Laying the groundwork with her previous work in EMT, this grant aims to examine the functionality of a specific protein that is essential to the EMT process in neural crest cells in many different ways. Cadherin-6B (Cad6B) is a protein that sits on the neural crest cell, half inside and half outside of the cell, acting as “molecular velcro” to help keep the cell stationary. When Cad6B remains intact, the cell doesn’t want to move. However, when enzymes come along and cut Cad6B in half, which has been observed in the embryo by Taneyhill’s lab, the cell not only loses its adhesive properties, but the two remaining pieces of Cad6B take on two different functions altogether that further facilitate the EMT process and mobility of the cell.
“Cells are very clever,” says Taneyhill. “They aren’t just going to cut proteins up without a purpose.” The inner piece goes deeper into the cell, turning on and off genes that are important to EMT, while the outer piece paves the way for the cell to move by breaking down pieces outside the cell that might get in its way. “The two aims of this grant are looking at these two different parts of the Cad6B protein, that once cut up, do very different things, but the goal is the same - to promote EMT and neural crest cell migration,” says Taneyhill.
In order to best examine what molecules the pieces of Cad6B are interacting with to further facilitate EMT and cell migration, Taneyhill is combining her expertise in developmental biology with Peter Nemes, a biochemist and associate professor in the College of Computer, Mathematical, Natural Sciences at UMD, to provide unique insight into this problem. “This grant brings together animal science and biochemistry to really tackle these challenging questions in the embryo that have applicability to other challenging processes and diseases that would not be possible without our respective expertise,” says Taneyhill.
As part of NSF’s initiative to fund both basic research and emphasize the broader impacts while training the future leaders in science, which Taneyhill mentions is unique in this granting institution, the funding will also help Taneyhill expand her lab’s experiential research opportunities for high school students and college undergraduates with particular emphasis on women and underrepresented groups in science.
“It’s very important to me that anyone, male or female, be given the opportunity to conduct research at the high school or undergraduate level.
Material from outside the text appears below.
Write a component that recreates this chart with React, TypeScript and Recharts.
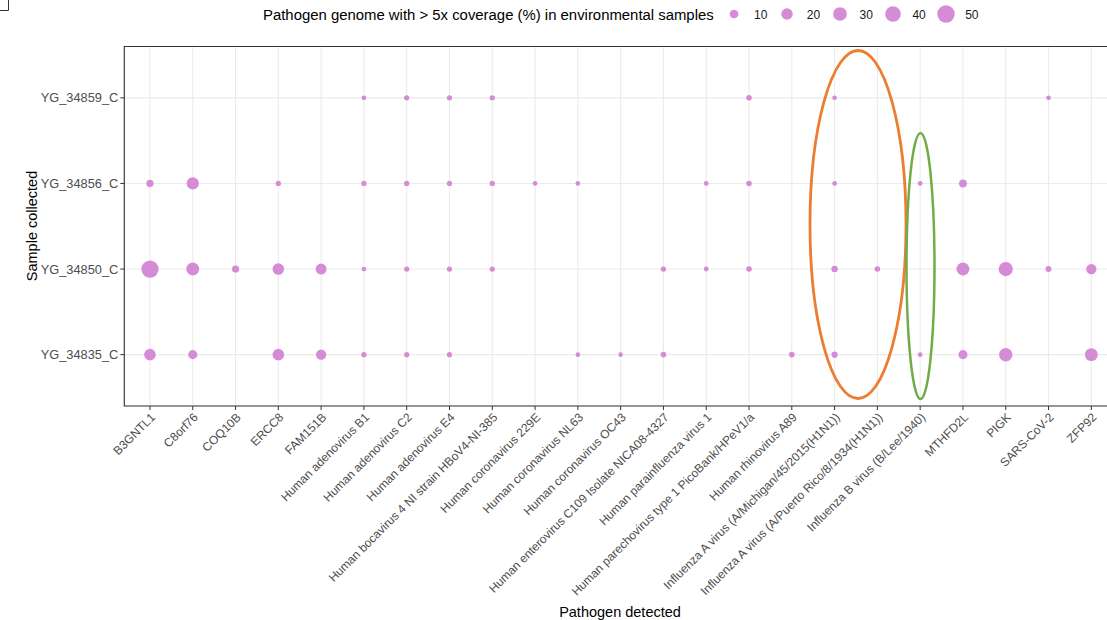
import {
  CartesianGrid,
  ReferenceArea,
  Scatter,
  ScatterChart,
  XAxis,
  YAxis,
  ZAxis,
} from "recharts";

// categories
const pathogens = [
  "B3GNTL1",
  "C8orf76",
  "COQ10B",
  "ERCC8",
  "FAM151B",
  "Human adenovirus B1",
  "Human adenovirus C2",
  "Human adenovirus E4",
  "Human bocavirus 4 NI strain HBoV4-NI-385",
  "Human coronavirus 229E",
  "Human coronavirus NL63",
  "Human coronavirus OC43",
  "Human enterovirus C109 Isolate NICA08-4327",
  "Human parainfluenza virus 1",
  "Human parechovirus type 1 PicoBank/HPeV1/a",
  "Human rhinovirus A89",
  "Influenza A virus (A/Michigan/45/2015(H1N1))",
  "Influenza A virus (A/Puerto Rico/8/1934(H1N1))",
  "Influenza B virus (B/Lee/1940)",
  "MTHFD2L",
  "PIGK",
  "SARS-CoV-2",
  "ZFP92",
];

// bottom -> top
const samples = ["YG_34835_C", "YG_34850_C", "YG_34856_C", "YG_34859_C"];

// % genome with >5x coverage, one value per pathogen (null = not detected)
const n = null;
const cov34835 = [22, 12, n, 22, 16.5, 1.5, 1.2, 1.2, n, n, 0.3, 0.3, 2, n, n, 2, 3.5, n, 0.3, 12, 31, n, 28];
const cov34850 = [54, 28, 6, 22, 19, 0.3, 1.5, 1.5, 1.5, n, n, n, 1.5, 0.6, 2, n, 3.9, 2, n, 28, 35, 2.8, 16.5];
const cov34856 = [6, 25, n, 1.5, n, 1.5, 1.5, 1.5, 1.5, 0.3, 0.3, n, n, 0.5, 2, n, 0.3, n, 0.3, 8, n, n, n];
const cov34859 = [n, n, n, n, n, 0.4, 1.5, 1.5, 1.5, n, n, n, n, n, 2, n, 0.3, n, n, n, n, 0.5, n];

const legendValues = [10, 20, 30, 40, 50];

const coverage = [cov34835, cov34850, cov34856, cov34859];

const points = coverage.flatMap((row, yi) =>
  row
    .map((v, xi) => (v == null ? null : { x: xi, y: yi, z: v }))
    .filter((p): p is { x: number; y: number; z: number } => p !== null)
);

const Z_DOMAIN: [number, number] = [0, 50];
const Z_RANGE: [number, number] = [16, 236]; // symbol area, px^2
const DOT = "#D68BD7";
const FONT = '"Liberation Sans", Arial, sans-serif';

// same linear area mapping as the ZAxis, for the legend keys
const legendR = (v: number) => {
  const area =
    Z_RANGE[0] + ((v - Z_DOMAIN[0]) / (Z_DOMAIN[1] - Z_DOMAIN[0])) * (Z_RANGE[1] - Z_RANGE[0]);
  return Math.sqrt(area / Math.PI);
};

const XTick = (props: any) => {
  const { x, y, payload } = props;
  return (
    <g transform={`translate(${x + 6},${y + 6})`}>
      <text textAnchor="end" transform="rotate(-45)" fontSize={12} fill="#4D4D4D">
        {pathogens[payload.value]}
      </text>
    </g>
  );
};

export default function App() {
  return (
    <div
      style={{
        position: "absolute",
        left: 0,
        top: 0,
        width: 1107,
        height: 620,
        overflow: "hidden",
        background: "#fff",
        fontFamily: FONT,
      }}
    >
      <ScatterChart
        width={1130}
        height={620}
        margin={{ top: 46.5, right: 13, bottom: 0, left: 0.3 }}
      >
        <CartesianGrid stroke="#EBEBEB" strokeWidth={1.1} />
        <XAxis
          type="number"
          dataKey="x"
          domain={[-0.6, 22.6]}
          ticks={pathogens.map((_, i) => i)}
          interval={0}
          allowDataOverflow
          height={214}
          axisLine={false}
          tickSize={4}
          tickMargin={2}
          tickLine={{ stroke: "#333" }}
          tick={<XTick />}
        />
        <YAxis
          type="number"
          dataKey="y"
          domain={[-0.6, 3.6]}
          ticks={[0, 1, 2, 3]}
          interval={0}
          allowDataOverflow
          width={124}
          axisLine={false}
          tickSize={4}
          tickMargin={2}
          tickLine={{ stroke: "#333" }}
          tick={{ fill: "#4D4D4D", fontSize: 12.8 }}
          tickFormatter={(v: number) => samples[v] ?? ""}
        />
        <ZAxis type="number" dataKey="z" domain={Z_DOMAIN} range={Z_RANGE} />
        <ReferenceArea
          x1={-0.6}
          x2={22.6}
          y1={-0.6}
          y2={3.6}
          fill="none"
          stroke="#333"
          strokeWidth={1.1}
        />
        <Scatter data={points} fill={DOT} isAnimationActive={false} />
      </ScatterChart>

      {/* annotations, legend and axis titles */}
      <svg
        width={1107}
        height={620}
        style={{ position: "absolute", left: 0, top: 0, pointerEvents: "none" }}
      >
        <path d="M0 10.5 H8.5 V0" fill="none" stroke="#333" strokeWidth={1} />

        <text x={263} y={20} fontSize={14.9} fill="#000">
          Pathogen genome with &gt; 5x coverage (%) in environmental samples
        </text>
        {legendValues.map((v, i) => (
          <g key={v}>
            <circle cx={734 + i * 53} cy={14} r={legendR(v)} fill={DOT} />
            <text x={754 + i * 52.8} y={18.5} fontSize={12} fill="#1A1A1A">
              {v}
            </text>
          </g>
        ))}

        <text
          transform="translate(37,226) rotate(-90)"
          textAnchor="middle"
          fontSize={14.5}
          fill="#000"
        >
          Sample collected
        </text>
        <text x={620} y={617} textAnchor="middle" fontSize={14.5} fill="#000">
          Pathogen detected
        </text>

        <ellipse cx={858} cy={224.5} rx={48} ry={174} fill="none" stroke="#ED7D31" strokeWidth={2.8} />
        <ellipse cx={920.5} cy={266} rx={14} ry={133} fill="none" stroke="#70AD47" strokeWidth={2.5} />
      </svg>
    </div>
  );
}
I have strong feelings about sharing that opportunity because I would not be here today without the research experiences I was given as an undergraduate. The mentoring and training these students receive now at each different career phase can help define their futures,” says Taneyhill.
Through her partnership with Trinity Washington University, an all women’s college in Washington, DC, Taneyhill will specifically be fostering future women in science, which is personally rewarding to her. “I talk about getting more women into science every chance I get,” says Taneyhill. “A lot of progress has been made, and my lab is actually entirely female right now at all levels, which is rare, but this is an ongoing discussion that has to continue because there are still inequities.”
Through this work, Taneyhill hopes to help address these inequalities while also contributing to basic science in developmental biology that can have an impact across animal and human disease. “Basic science is what drives how we are and how animals form, and there are so many different processes that go into that. But this work, with an emphasis on the broader impacts and translation as well as the basic science, is very exciting for developmental biology and beyond.”
This grant is funded by the National Science Foundation, Award IOS-1947169.